Miró el reloj que colgaba ladeado de la pared de la cocina, eran las once de la mañana, en unas tres horas su padre volvería para comer y por su bien sería mejor que dejase la comida lista.
Rebuscó por la cocina algo de comer, pero no había nada. Su padre no traía nada de dinero a casa desde hacía más de dos semanas, necesitaba hacer la comida si no quería recibir otra paliza.
De forma que Sasha se dirigió a su cuarto, abrió el último cajón de la mesita de noche, hacía tiempo le había puesto un doble fondo para guardar cosas privadas y algo de dinero. Cogió un poco de su dinero ahorrado y salió a hacer la compra.
Se dirigió a la puerta del ascensor y leyó un cartel escrito en mayúsculas sobre un papel blanco pegado a la misma, “AVERIADO” rezaba aquel cartel, Sasha resopló con cansancio y comenzó a bajar las escaleras.
La verdad es que bajar seis pisos por las escaleras teniendo todos los músculos tan agarrotados como los tenía ella después de la noche que pasó no le apetecía mucho.
Sasha estaba como ida, ni siquiera pensaba en lo ocurrido anoche, es como si su mente se hubiese cerrado para que no se derrumbara.
Tras doce tramos de escaleras llegó al portal del edificio, una anciana trataba de cargar unas bolsas en una mano mientras con la otra intentaba abrir la puerta.
Sasha abrió la puerta.
—Muchas gracias, jovencita —dijo la anciana con una tierna sonrisa. —Menos mal que aún quedan jóvenes educados hoy en día.
Sasha evitó mirar a la anciana a los ojos, murmuró un inaudible “de nada” y se fue a paso ligero.
Llegó hasta la parada de bus y ahí de pie esperó a que llegara para dirigirse al centro comercial para comprar.
El autobús se retrasaba, algo común en aquella ciudad.
Un hombre se le acercó por la espalda y le dio un toque en el hombro para que se girase.
Era un hombre bastante grande y corpulento, tenía una mirada amable y estaba acompañado por una mujer, que debía ser su esposa, y por un niño de unos ocho años, que debía ser su hijo.
—Disculpa, no somos de aquí ¿sabes? Y mi mujer cree…—la mujer carraspeó exageradamente para hacerse notar. — Perdón, creo haberme equivocado y nos hemos perdido. ¿Podrías indicarme cómo llegar a la calle Palacios?
—Sí, claro, no tiene perdida—dijo Sasha sonriendo amablemente y señalando en una dirección.
De pronto se paralizó, quizás fue el olor a sudor que desprendía aquel hombre, quizás el parecido con su padre, pero de pronto la vista se le nubló, cayó de rodillas y empezó a gritar y a llorar tirándose del pelo, las imágenes de lo ocurrido anoche volvieron a su mente de golpe, el miedo la había invadido y no se podía controlar.
—¡Ay Dios!
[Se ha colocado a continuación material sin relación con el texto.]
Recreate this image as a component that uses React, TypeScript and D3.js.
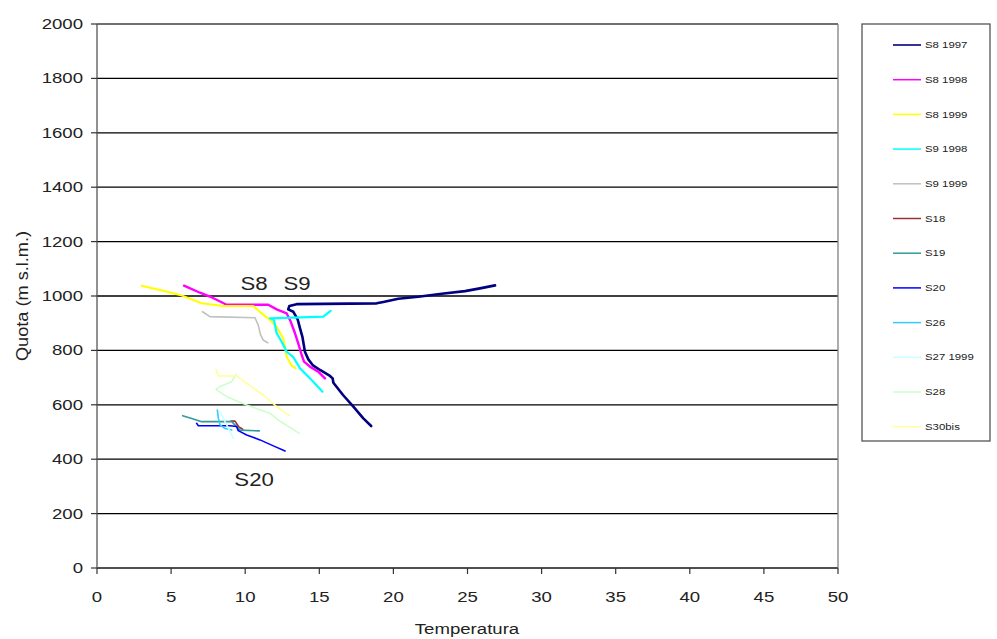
import React from "react";
import * as d3 from "d3";

type Pt = [number, number];

const xTicks = [0, 5, 10, 15, 20, 25, 30, 35, 40, 45, 50];
const yTicks = [0, 200, 400, 600, 800, 1000, 1200, 1400, 1600, 1800, 2000];

const s8_1997: Pt[] = [[26.86,1039],[25.84,1028],[24.83,1018],[23.26,1008],[21.68,997],[20.33,990],[19.32,978],[18.87,973],[13.47,970],[12.98,963],[12.9,951],[13.25,942],[13.54,914],[13.7,881],[13.86,850],[14.03,795],[14.26,767],[14.55,746],[15.05,728],[15.72,706],[15.9,697],[15.95,681],[16.6,636],[17.3,593],[17.97,550],[18.5,522]];
const s8_1998: Pt[] = [[5.87,1038],[6.95,1012],[7.62,998],[8.75,968],[11.56,968],[12.12,951],[12.8,936],[13.07,906],[13.36,863],[13.58,826],[13.81,783],[13.97,759],[14.37,740],[14.93,722],[15.38,697]];
const s8_1999: Pt[] = [[3.01,1038],[4.47,1019],[5.6,1004],[6.38,988],[7.06,973],[8.52,963],[10.55,963],[11.11,936],[11.67,912],[12.12,887],[12.57,844],[12.7,808],[12.8,777],[13.1,746],[13.4,734]];
const s9_1998: Pt[] = [[15.77,945],[15.27,924],[11.67,918],[11.94,912],[12.12,863],[12.46,832],[12.8,795],[13.25,775],[13.7,734],[14.48,691],[15.22,648]];
const s9_1999: Pt[] = [[7.12,942],[7.62,924],[10.66,920],[10.88,893],[11.04,857],[11.22,838],[11.52,828]];
const s18: Pt[] = [[9.04,540],[9.31,540],[9.55,520],[9.83,510]];
const s19: Pt[] = [[5.78,560],[6.39,550],[7.06,538],[9.09,538],[9.65,507],[10.95,504]];
const s20: Pt[] = [[6.72,532],[6.84,523],[8.97,523],[9.42,520],[9.53,505],[10.1,489],[11.0,471],[11.9,449],[12.69,430]];
const s26: Pt[] = [[8.12,581],[8.19,550],[8.3,526],[8.6,514],[9.09,507]];
const s27_1999: Pt[] = [[8.3,575],[8.86,514],[9.2,477]];
const s28: Pt[] = [[9.38,712],[9.09,685],[8.3,667],[8.03,657],[8.75,630],[10.1,599],[11.67,569],[12.23,544],[13.65,495]];
const s30bis: Pt[] = [[8.03,730],[8.19,706],[9.42,706],[10.1,679],[11.22,636],[12.12,593],[12.98,560]];

const seriesNames = ["S8 1997","S8 1998","S8 1999","S9 1998","S9 1999","S18","S19","S20","S26","S27 1999","S28","S30bis"];
const seriesData = [s8_1997,s8_1998,s8_1999,s9_1998,s9_1999,s18,s19,s20,s26,s27_1999,s28,s30bis];
const seriesColors = ["#000080","#FF00FF","#FFFF00","#00FFFF","#C0C0C0","#993333","#339999","#0000FF","#33CCFF","#CCFFFF","#CCFFCC","#FFFF99"];
const seriesWidths = [2.6,2.4,2.0,2.2,1.6,1.6,1.6,1.6,1.6,1.6,1.6,1.6];

const annotations: { text: string; t: number; q: number }[] = [
  { text: "S8", t: 10.6, q: 1045 },
  { text: "S9", t: 13.5, q: 1045 },
  { text: "S20", t: 10.6, q: 325 },
];

const W = 997, H = 639;
const L = 97, R = 838, T = 24, B = 568;
const FONT = "'Liberation Sans', Arial, sans-serif";
const SX = 1.2;

function SText({ x, y, children, size, anchor = "middle", fill = "#222" }: any) {
  return (
    <g transform={`translate(${x},${y}) scale(${SX},1)`}>
      <text x={0} y={0} fontSize={size} textAnchor={anchor} fill={fill} fontFamily={FONT} dominantBaseline="central">{children}</text>
    </g>
  );
}

export default function App() {
  const x = d3.scaleLinear().domain([0, 50]).range([L, R]);
  const y = d3.scaleLinear().domain([0, 2000]).range([B, T]);
  const line = d3.line<Pt>().x(d => x(d[0])).y(d => y(d[1]));

  const legX = 862, legY = 24, legW = 128, legH = 417;
  const rowY = (i: number) => 45 + i * 34.7;

  return (
    <svg width={W} height={H} style={{ position: "absolute", left: 0, top: 0, background: "#fff" }}>
      <rect x={0} y={0} width={W} height={H} fill="#fff" />
      {/* gridlines */}
      {yTicks.map(v => (
        <line key={"g" + v} x1={L} x2={R} y1={y(v)} y2={y(v)} stroke="#000" strokeWidth={1.3} />
      ))}
      {/* plot border */}
      <line x1={L} x2={R} y1={T} y2={T} stroke="#808080" strokeWidth={1.3} />
      <line x1={R} x2={R} y1={T} y2={B} stroke="#808080" strokeWidth={1.3} />
      {/* axes */}
      <line x1={L} x2={L} y1={T} y2={B} stroke="#555" strokeWidth={1.3} />
      <line x1={L} x2={R} y1={B} y2={B} stroke="#555" strokeWidth={1.3} />
      {yTicks.map(v => (
        <line key={"yt" + v} x1={L - 6} x2={L} y1={y(v)} y2={y(v)} stroke="#333" strokeWidth={1.2} />
      ))}
      {xTicks.map(v => (
        <line key={"xt" + v} x1={x(v)} x2={x(v)} y1={B} y2={B + 6} stroke="#333" strokeWidth={1.2} />
      ))}
      {yTicks.map(v => (
        <SText key={"yl" + v} x={83} y={y(v)} size={15.5} anchor="end">{v}</SText>
      ))}
      {xTicks.map(v => (
        <SText key={"xl" + v} x={x(v)} y={597} size={15.5}>{v}</SText>
      ))}
      <SText x={467} y={629} size={15.5}>Temperatura</SText>
      <g transform={`translate(22,296) rotate(-90)`}>
        <text x={0} y={0} fontSize={16} textAnchor="middle" dominantBaseline="central" fill="#222" fontFamily={FONT} textLength={130} lengthAdjust="spacingAndGlyphs">Quota (m s.l.m.)</text>
      </g>
      {/* series */}
      <g clipPath="url(#clip)">
        {seriesData.map((d, i) => (
          <path key={"s" + i} d={line(d) || ""} fill="none" stroke={seriesColors[i]} strokeWidth={seriesWidths[i]} strokeLinejoin="round" strokeLinecap="round" />
        ))}
      </g>
      {annotations.map(a => (
        <SText key={a.text} x={x(a.t)} y={y(a.q)} size={18.5}>{a.text}</SText>
      ))}
      {/* legend */}
      <rect x={legX} y={legY} width={legW} height={legH} fill="#fff" stroke="#555" strokeWidth={1.3} />
      {seriesNames.map((n, i) => (
        <g key={"lg" + n}>
          <line x1={893} x2={921} y1={rowY(i)} y2={rowY(i)} stroke={seriesColors[i]} strokeWidth={i === 0 ? 1.6 : 1.5} />
          <SText x={925} y={rowY(i)} size={9.5} anchor="start">{n}</SText>
        </g>
      ))}
    </svg>
  );
}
Chica ¿Qué te ocurre? —el hombre se agachó, zarandeándola de los hombros tratando de traerla de vuelta mientras le gritaba a su mujer.— ¡María llama a una ambulancia, a esta chica le pasa algo! ¡Joder, date prisa!
—¡Ya voy! ¡No me pongas más nerviosa!— le gritó la mujer mientras intentaba llamar a emergencias.
La sirena de la ambulancia se escuchaba al fondo, como un llanto moribundo. Al poco se asomaron por la esquina de la calle las luces, una predicción de algún infortunio. La gente sabía nada más verlas que algo no marchaba bien.
Sasha estaba inconsciente en el suelo, un corro de curiosos la rodeaban.
Los paramédicos la montaron en la camilla y se la llevaron en la ambulancia, siempre acompañado del llanto de su sirena.